• ACE inhibitor;
  • antihypertensive;
  • hydrolysates;
  • peptide identification;
  • SHR

ABSTRACT: Our previous study demonstrated that, because of its substrate specificity, protein hydrolysates by protease D3, which is originated from soybean, exhibited the prominent property of being less bitter than other enzymatic hydrolysates. In the 1st experiment in this series, angiotensin I-converting enzyme (ACE) inhibitory peptides from soy protein hydrolysate by D3 were identified by the establishment of a novel and effective peptide identification method. The amino acid sequences of candidate ACE inhibitory peptides were determined by electrospray ionization mass/mass spectrometry (MS/MS) analysis after rough purification of the samples with gel filtration chromatography and reverse-phase chromatography. Some of the candidate peptides had amino acid sequences that showed homology with those of the reported ACE inhibitory peptides.

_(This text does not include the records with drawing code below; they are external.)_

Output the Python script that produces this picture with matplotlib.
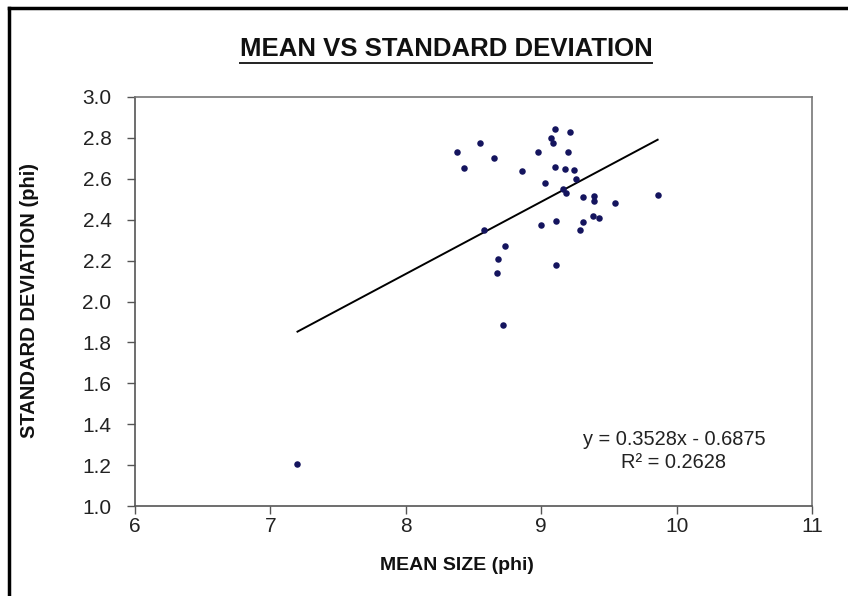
import matplotlib
matplotlib.use("Agg")
import matplotlib.pyplot as plt
from matplotlib.lines import Line2D
import numpy as np

plt.rcParams['font.family'] = ['Liberation Sans', 'DejaVu Sans']

mean_size = [9.10, 9.21, 9.07, 9.085, 8.55, 8.38, 8.98, 9.20, 8.65, 8.43,
             9.10, 9.175, 9.24, 8.86, 9.26, 9.03, 9.16, 9.18, 9.31, 9.39,
             9.39, 9.545, 9.86, 9.38, 9.43, 9.11, 9.00, 9.31, 9.29, 8.58,
             8.73, 8.68, 8.67, 9.11, 8.72, 7.20]
std_dev = [2.845, 2.83, 2.80, 2.775, 2.775, 2.73, 2.73, 2.73, 2.70, 2.655,
           2.66, 2.65, 2.645, 2.64, 2.60, 2.58, 2.55, 2.53, 2.51, 2.515,
           2.49, 2.48, 2.52, 2.42, 2.41, 2.395, 2.375, 2.39, 2.35, 2.35,
           2.27, 2.21, 2.14, 2.18, 1.885, 1.205]
slope = 0.3528
intercept = -0.6875
r2 = 0.2628

x_ticks = [6, 7, 8, 9, 10, 11]
y_ticks = [1.0, 1.2, 1.4, 1.6, 1.8, 2.0, 2.2, 2.4, 2.6, 2.8, 3.0]

W, H = 848, 596
fig = plt.figure(figsize=(W / 100, H / 100), dpi=100)
ax = fig.add_axes([135 / W, 1 - 506 / H, (812 - 135) / W, (506 - 97) / H])

ax.scatter(mean_size, std_dev, s=22, color='#14145e', zorder=3, linewidths=0)
xl = np.array([min(mean_size), max(mean_size)])
ax.plot(xl, slope * xl + intercept, color='black', lw=1.4, zorder=2)

ax.set_xlim(6, 11)
ax.set_ylim(1.0, 3.0)
ax.set_xticks(x_ticks)
ax.set_xticklabels([str(t) for t in x_ticks])
ax.set_yticks(y_ticks)
ax.set_yticklabels([f"{t:.1f}" for t in y_ticks])
ax.tick_params(direction='out', length=6, width=1, colors='#555555',
               labelsize=15, labelcolor='#222222')
ax.tick_params(axis='x', pad=2)
ax.tick_params(axis='y', pad=11)
for s in ax.spines.values():
    s.set_color('#777777')
    s.set_linewidth(1.2)
ax.spines['left'].set_color('#555555')
ax.spines['bottom'].set_color('#555555')

fig.text(457 / W, 1 - 566 / H, 'MEAN SIZE (phi)', ha='center', va='center',
         fontsize=14, fontweight='bold', color='#111111')
fig.text(30 / W, 1 - 300 / H, 'STANDARD DEVIATION (phi)', ha='center',
         va='center', rotation=90, fontsize=14.5, fontweight='bold',
         color='#111111')

ax.text(0.796, 0.135, f"y = {slope:.4f}x - {abs(intercept):.4f}\nR² = {r2:.4f}",
        transform=ax.transAxes, ha='center', va='center', fontsize=14.4,
        linespacing=1.3, color='#222222')

fig.text(446 / W, 1 - 49 / H, 'MEAN VS STANDARD DEVIATION', ha='center',
         va='center', fontsize=18.5, fontweight='bold', color='#111111')
# underline
fig.add_artist(Line2D([240 / W, 652 / W], [1 - 63 / H, 1 - 63 / H],
                      color='#222222', lw=1.4, transform=fig.transFigure))

# outer frame (left and top edges)
fig.add_artist(Line2D([8.5 / W, 8.5 / W], [0, 1 - 8 / H], color='black',
                      lw=2.5, transform=fig.transFigure))
fig.add_artist(Line2D([8.5 / W, 1], [1 - 8 / H, 1 - 8 / H], color='black',
                      lw=2.5, transform=fig.transFigure))

fig.savefig('out.png', dpi=100)
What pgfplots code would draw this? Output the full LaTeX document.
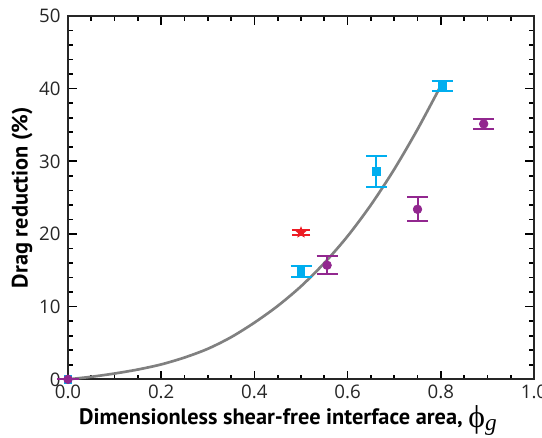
\documentclass[border=0pt]{standalone}
\usepackage{fontspec}
\setmainfont{PT Sans}
\newfontfamily\tickfont{Open Sans}
\newfontfamily\phifont{Liberation Serif}
\usepackage{pgfplots}
\pgfplotsset{compat=1.18}

\definecolor{cy}{RGB}{0,174,239}
\definecolor{pu}{RGB}{146,39,143}
\definecolor{rd}{RGB}{237,28,36}
\definecolor{cv}{RGB}{128,128,128}

% filled five-pointed star
\pgfdeclareplotmark{fstar}{%
  \pgfpathmoveto{\pgfpointpolar{90}{\pgfplotmarksize}}%
  \pgfpathlineto{\pgfpointpolar{126}{0.45\pgfplotmarksize}}%
  \pgfpathlineto{\pgfpointpolar{162}{\pgfplotmarksize}}%
  \pgfpathlineto{\pgfpointpolar{198}{0.45\pgfplotmarksize}}%
  \pgfpathlineto{\pgfpointpolar{234}{\pgfplotmarksize}}%
  \pgfpathlineto{\pgfpointpolar{270}{0.45\pgfplotmarksize}}%
  \pgfpathlineto{\pgfpointpolar{306}{\pgfplotmarksize}}%
  \pgfpathlineto{\pgfpointpolar{342}{0.45\pgfplotmarksize}}%
  \pgfpathlineto{\pgfpointpolar{18}{\pgfplotmarksize}}%
  \pgfpathlineto{\pgfpointpolar{54}{0.45\pgfplotmarksize}}%
  \pgfpathclose
  \pgfusepathqfill}

\begin{document}
\begin{tikzpicture}
\begin{axis}[
  scale only axis, width=279.6pt, height=218pt,
  xmin=0, xmax=1, ymin=0, ymax=50,
  xtick={0,0.2,...,1.0}, ytick={0,10,...,50},
  minor x tick num=3, minor y tick num=4,
  tick align=inside, xtick pos=both, ytick pos=both,
  major tick length=5.2pt, minor tick length=2.8pt,
  every tick/.style={black, line width=1pt},
  axis line style={line width=1.1pt, black!85},
  tick label style={font=\tickfont\fontsize{11.2}{13}\selectfont, black!85},
  /pgf/number format/assume math mode=true,
  xticklabel style={/pgf/number format/fixed, /pgf/number format/fixed zerofill,
    /pgf/number format/precision=1},
  yticklabel style={/pgf/number format/fixed, xshift=-1pt},
  xlabel={\bfseries Dimensionless shear-free interface area, \raisebox{-1.5pt}{{\phifont\mdseries\fontsize{19}{19}\selectfont ϕ}\raisebox{-2pt}{\phifont\mdseries\itshape\fontsize{14}{14}\selectfont g}}},
  ylabel={\bfseries Drag reduction (\%)},
  every axis x label/.style={at={(axis description cs:0.472,-0.113)}, anchor=center,
    font=\fontsize{13.4}{15}\selectfont},
  every axis y label/.style={at={(axis description cs:-0.0987,0.5)}, anchor=center,
    rotate=90, font=\fontsize{13.4}{15}\selectfont},
  clip=false,
  error bars/y dir=both, error bars/y explicit,
  error bars/error bar style={line width=1.2pt},
  error bars/error mark options={rotate=90, mark size=6.3pt, line width=1.2pt},
]
% fitted curve
\addplot[cv, line width=1.6pt, smooth, no markers] coordinates {
 (0,0) (0.05,0.35) (0.1,0.8) (0.15,1.35) (0.2,2.05) (0.25,3.0) (0.3,4.2)
 (0.35,5.8) (0.4,7.8) (0.45,10.1) (0.5,12.8) (0.55,16.0) (0.6,19.7)
 (0.65,24.0) (0.7,28.9) (0.75,34.4) (0.8,40.4)};
% cyan squares
\addplot[cy, only marks, mark=square*, mark size=2.2pt,
  error bars/error bar style={cy, line width=1.2pt}] coordinates {
 (0,0) +- (0,0)
 (0.5,14.85) +- (0,0.75)
 (0.662,28.6) +- (0,2.1)
 (0.803,40.4) +- (0,0.72)};
% purple circles
\addplot[pu, only marks, mark=*, mark size=2.6pt,
  error bars/error bar style={pu, line width=1.2pt}] coordinates {
 (0,0) +- (0,0)
 (0.556,15.7) +- (0,1.25)
 (0.750,23.4) +- (0,1.65)
 (0.892,35.15) +- (0,0.65)};
% red star
\addplot[rd, only marks, mark=fstar, mark size=3.8pt,
  error bars/error bar style={rd, line width=1pt},
  error bars/error mark options={rotate=90, mark size=5.5pt, line width=1pt}] coordinates {
 (0.5,20.2) +- (0,0.35)};
\end{axis}
\pgfresetboundingbox
\path (current axis.south west) ++(-40.8pt,-34.8pt) coordinate (bl);
\path (current axis.north east) ++(4.8pt,9.6pt) coordinate (tr);
\useasboundingbox (bl) rectangle (tr);
\end{tikzpicture}
\end{document}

Then, 8 types of novel candidate peptides were synthesized according to a solid-phase method, and their ACE inhibitory activity was confirmed as the IC50 value. The most potent inhibitor was NWGPLV (IC50= 21 μM). In the 2nd experiment, the antihypertensive activity of protein hydrolysates by D3 was investigated in spontaneously hypertensive model rats (SHRs). The dose-dependent antihypertensive effect of soy protein hydrolysate was confirmed, and systolic blood pressure was significantly reduced after the oral administration of doses exceeding 100 mg/kg. Casein hydrolysate was found to have the most potent effects on suppressing blood pressure as well as ACE inhibitory activity among the various food protein hydrolysates studied because of the primary structure of casein. These results indicate that hydrolysates by D3 could be a useful food ingredient because it has the physiological function (antihypertensive activity).